Exercise instructions: Begin at the first line of the data and copy each line through the one containing "31.9, 28.7, 32.8, 28.7, 19.1, 8.3, 1.9, 1.0];", that line included, with no pictures.

Information supplied:
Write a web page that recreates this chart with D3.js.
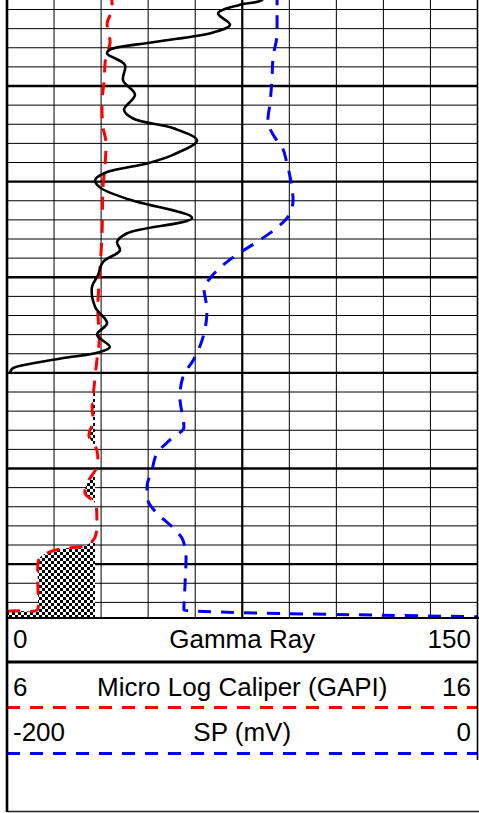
<!DOCTYPE html>
<meta charset="utf-8">

<style type="text/css">
  body {
    margin: 0;
    background: #fff;
    font-family: "Liberation Sans", Arial, sans-serif;
  }

  svg {
    display: block;
  }

  .legend text {
    font-size: 26px;
    fill: #000;
  }
</style>

<body>
</body>

<script src="https://d3js.org/d3.v7.min.js"></script>
<script>
  // depth (ft) and curve readings
  var grDepth = [1000.2, 1001.0, 1001.5, 1002.4, 1003.6, 1004.4, 1005.4, 1006.2, 1006.6, 1007.8,
    1009.4, 1010.9, 1012.5, 1013.4, 1014.4, 1015.7, 1017.2, 1018.1, 1019.0, 1019.8,
    1020.6, 1021.9, 1023.8, 1025.4, 1026.3, 1027.2, 1028.4, 1029.8, 1031.0, 1033.1,
    1034.8, 1036.0, 1037.3, 1037.9, 1038.4, 1039.0, 1039.5, 1039.9];
  var grValue = [82.3, 81.3, 74.3, 67.3, 71.1, 65.7, 47.0, 32.8, 31.9, 37.6,
    37.0, 40.8, 37.3, 40.2, 52.9, 60.6, 52.9, 44.6, 31.9, 28.1,
    29.6, 39.2, 59.0, 38.3, 35.1, 36.0, 30.6, 29.0, 27.1, 28.1,
    31.9, 28.7, 32.8, 28.7, 19.1, 8.3, 1.9, 1.0];

  var calDepth = [1000.2, 1002.1, 1003.4, 1005.5, 1007.0, 1009.7, 1011.5, 1014.3, 1015.7, 1018.5,
    1020.6, 1025.4, 1028.9, 1030.3, 1033.4, 1036.6, 1038.7, 1041.5, 1043.6, 1045.2,
    1046.5, 1048.1, 1049.8, 1051.4, 1052.6, 1053.6, 1055.1, 1057.2, 1058.0, 1058.3,
    1058.6, 1059.3, 1059.9, 1063.8, 1064.8, 1065.0, 1065.9];
  var calValue = [8.21, 8.23, 8.13, 8.19, 8.10, 8.06, 8.02, 8.04, 8.10, 8.08,
    8.04, 8.02, 7.98, 7.96, 7.93, 7.96, 7.91, 7.85, 7.81, 7.83,
    7.74, 7.91, 7.91, 7.72, 7.66, 7.87, 7.91, 7.87, 7.70, 7.34,
    6.98, 6.70, 6.66, 6.66, 6.64, 6.00, 6.00];

  var spDepth = [1000.2, 1001.8, 1004.5, 1007.0, 1009.4, 1011.8, 1013.6, 1015.4, 1016.4, 1018.1,
    1020.6, 1021.9, 1023.5, 1024.8, 1026.3, 1028.0, 1030.1, 1031.1, 1033.4, 1036.6,
    1038.7, 1040.4, 1042.5, 1045.7, 1047.0, 1048.4, 1050.2, 1051.9, 1053.3, 1054.7,
    1056.2, 1057.5, 1059.3, 1062.0, 1064.8, 1065.5];
  var spValue = [-85.2, -85.2, -85.2, -86.9, -87.4, -88.2, -89.1, -86.1, -83.1, -81.0,
    -78.9, -78.4, -80.1, -85.2, -93.7, -104.4, -113.7, -116.3, -115.0, -117.1,
    -120.9, -125.2, -126.5, -124.8, -130.7, -136.2, -138.4, -140.5, -140.1, -136.2,
    -129.4, -125.2, -123.9, -124.3, -124.8, 0];

  var bitSize = 7.875;

  var trackNames = ["Gamma Ray", "Micro Log Caliper (GAPI)", "SP (mV)"];
  var trackMin = [0, 6, -200];
  var trackMax = [150, 16, 0];
  var trackColors = ["#000", "#ff0000", "#0000ff"];

  var width = 479,
    height = 813,
    left = 7,
    right = 477.5,
    plotBottom = 618;

  var xGR = d3.scaleLinear().domain([trackMin[0], trackMax[0]]).range([left, right]),
    xCal = d3.scaleLinear().domain([trackMin[1], trackMax[1]]).range([left, right]),
    xSP = d3.scaleLinear().domain([trackMin[2], trackMax[2]]).range([left, right]),
    y = d3.scaleLinear().domain([1000, 1066]).range([-9.62, 621.5]);

  var gr = grDepth.map(function(d, i) { return { depth: d, v: grValue[i] }; });
  var cal = calDepth.map(function(d, i) { return { depth: d, v: calValue[i] }; });
  var sp = spDepth.map(function(d, i) { return { depth: d, v: spValue[i] }; });

  var svg = d3.select("body")
    .append("svg")
    .attr("width", width)
    .attr("height", height);

  var defs = svg.append("defs");

  var pat = defs.append("pattern")
    .attr("id", "checker")
    .attr("patternUnits", "userSpaceOnUse")
    .attr("width", 6)
    .attr("height", 6);
  pat.append("rect").attr("width", 6).attr("height", 6).attr("fill", "#fff");
  pat.append("rect").attr("width", 3).attr("height", 3).attr("fill", "#000");
  pat.append("rect").attr("x", 3).attr("y", 3).attr("width", 3).attr("height", 3).attr("fill", "#000");

  defs.append("clipPath")
    .attr("id", "plotclip")
    .append("rect")
    .attr("x", left)
    .attr("y", 0)
    .attr("width", right - left)
    .attr("height", plotBottom);

  defs.append("clipPath")
    .attr("id", "bitclip")
    .append("rect")
    .attr("x", left)
    .attr("y", 0)
    .attr("width", Math.floor(xCal(bitSize)) - left)
    .attr("height", plotBottom);

  var plot = svg.append("g").attr("clip-path", "url(#plotclip)");

  // grid
  var hTicks = d3.range(1000, 1067, 2);
  plot.selectAll(".hgrid")
    .data(hTicks)
    .enter().append("line")
    .attr("class", "hgrid")
    .attr("x1", left)
    .attr("x2", right)
    .attr("y1", function(d) { return y(d); })
    .attr("y2", function(d) { return y(d); })
    .attr("stroke", "#000")
    .attr("stroke-width", function(d) { return d % 10 === 0 ? 2.4 : 1; });

  var vTicks = d3.range(0, 151, 15);
  plot.selectAll(".vgrid")
    .data(vTicks)
    .enter().append("line")
    .attr("class", "vgrid")
    .attr("x1", function(d) { return xGR(d); })
    .attr("x2", function(d) { return xGR(d); })
    .attr("y1", 0)
    .attr("y2", plotBottom)
    .attr("stroke", "#000")
    .attr("stroke-width", function(d) { return d === 75 ? 2.2 : 1; });

  var curve = d3.curveCatmullRom.alpha(0.5);

  // mudcake fill between caliper and bit size
  var area = d3.area()
    .y(function(d) { return y(d.depth); })
    .x0(function(d) { return xCal(d.v); })
    .x1(xCal(bitSize))
    .curve(curve);

  plot.append("g")
    .attr("clip-path", "url(#bitclip)")
    .append("path")
    .datum(cal)
    .attr("d", area)
    .attr("fill", "url(#checker)");

  function line(xs, c) {
    return d3.line()
      .x(function(d) { return xs(d.v); })
      .y(function(d) { return y(d.depth); })
      .curve(c || curve);
  }

  plot.append("path")
    .datum(sp)
    .attr("d", line(xSP, d3.curveMonotoneY))
    .attr("fill", "none")
    .attr("stroke", trackColors[2])
    .attr("stroke-width", 3)
    .attr("stroke-dasharray", "13,10");

  plot.append("path")
    .datum(cal)
    .attr("d", line(xCal))
    .attr("fill", "none")
    .attr("stroke", trackColors[1])
    .attr("stroke-width", 3)
    .attr("stroke-dasharray", "13,10");

  plot.append("path")
    .datum(gr)
    .attr("d", line(xGR))
    .attr("fill", "none")
    .attr("stroke", trackColors[0])
    .attr("stroke-width", 2.6)
    .attr("stroke-linejoin", "round");

  // legend
  var legend = svg.append("g").attr("class", "legend");

  legend.append("rect")
    .attr("x", left)
    .attr("y", plotBottom)
    .attr("width", width - left)
    .attr("height", height - plotBottom)
    .attr("fill", "#fff");

  var baselines = [648, 696, 741];
  var keyLines = [null, 707.5, 753.5];
  var mid = (left + right) / 2;

  trackNames.forEach(function(name, i) {
    legend.append("text")
      .attr("x", 13)
      .attr("y", baselines[i])
      .text(trackMin[i]);
    legend.append("text")
      .attr("x", mid)
      .attr("y", baselines[i])
      .attr("text-anchor", "middle")
      .text(name);
    legend.append("text")
      .attr("x", 471)
      .attr("y", baselines[i])
      .attr("text-anchor", "end")
      .text(trackMax[i]);
    if (keyLines[i] !== null) {
      legend.append("line")
        .attr("x1", left)
        .attr("x2", right)
        .attr("y1", keyLines[i])
        .attr("y2", keyLines[i])
        .attr("stroke", trackColors[i])
        .attr("stroke-width", 3)
        .attr("stroke-dasharray", "13,10");
    }
  });

  // frame
  svg.append("line")
    .attr("x1", left).attr("x2", width)
    .attr("y1", plotBottom).attr("y2", plotBottom)
    .attr("stroke", "#000").attr("stroke-width", 2);
  svg.append("line")
    .attr("x1", left).attr("x2", right)
    .attr("y1", 662).attr("y2", 662)
    .attr("stroke", "#000").attr("stroke-width", 3);
  svg.append("line")
    .attr("x1", left).attr("x2", width)
    .attr("y1", 811.5).attr("y2", 811.5)
    .attr("stroke", "#222").attr("stroke-width", 1.6);
  svg.append("line")
    .attr("x1", left).attr("x2", left)
    .attr("y1", 0).attr("y2", 812)
    .attr("stroke", "#000").attr("stroke-width", 2.6);
  svg.append("line")
    .attr("x1", right).attr("x2", right)
    .attr("y1", 0).attr("y2", 760)
    .attr("stroke", "#000").attr("stroke-width", 1.6);
</script>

Solution to this problem:
Write a web page that recreates this chart with D3.js.
<!DOCTYPE html>
<meta charset="utf-8">

<style type="text/css">
  body {
    margin: 0;
    background: #fff;
    font-family: "Liberation Sans", Arial, sans-serif;
  }

  svg {
    display: block;
  }

  .legend text {
    font-size: 26px;
    fill: #000;
  }
</style>

<body>
</body>

<script src="https://d3js.org/d3.v7.min.js"></script>
<script>
  // depth (ft) and curve readings
  var grDepth = [1000.2, 1001.0, 1001.5, 1002.4, 1003.6, 1004.4, 1005.4, 1006.2, 1006.6, 1007.8,
    1009.4, 1010.9, 1012.5, 1013.4, 1014.4, 1015.7, 1017.2, 1018.1, 1019.0, 1019.8,
    1020.6, 1021.9, 1023.8, 1025.4, 1026.3, 1027.2, 1028.4, 1029.8, 1031.0, 1033.1,
    1034.8, 1036.0, 1037.3, 1037.9, 1038.4, 1039.0, 1039.5, 1039.9];
  var grValue = [82.3, 81.3, 74.3, 67.3, 71.1, 65.7, 47.0, 32.8, 31.9, 37.6,
    37.0, 40.8, 37.3, 40.2, 52.9, 60.6, 52.9, 44.6, 31.9, 28.1,
    29.6, 39.2, 59.0, 38.3, 35.1, 36.0, 30.6, 29.0, 27.1, 28.1,
    31.9, 28.7, 32.8, 28.7, 19.1, 8.3, 1.9, 1.0];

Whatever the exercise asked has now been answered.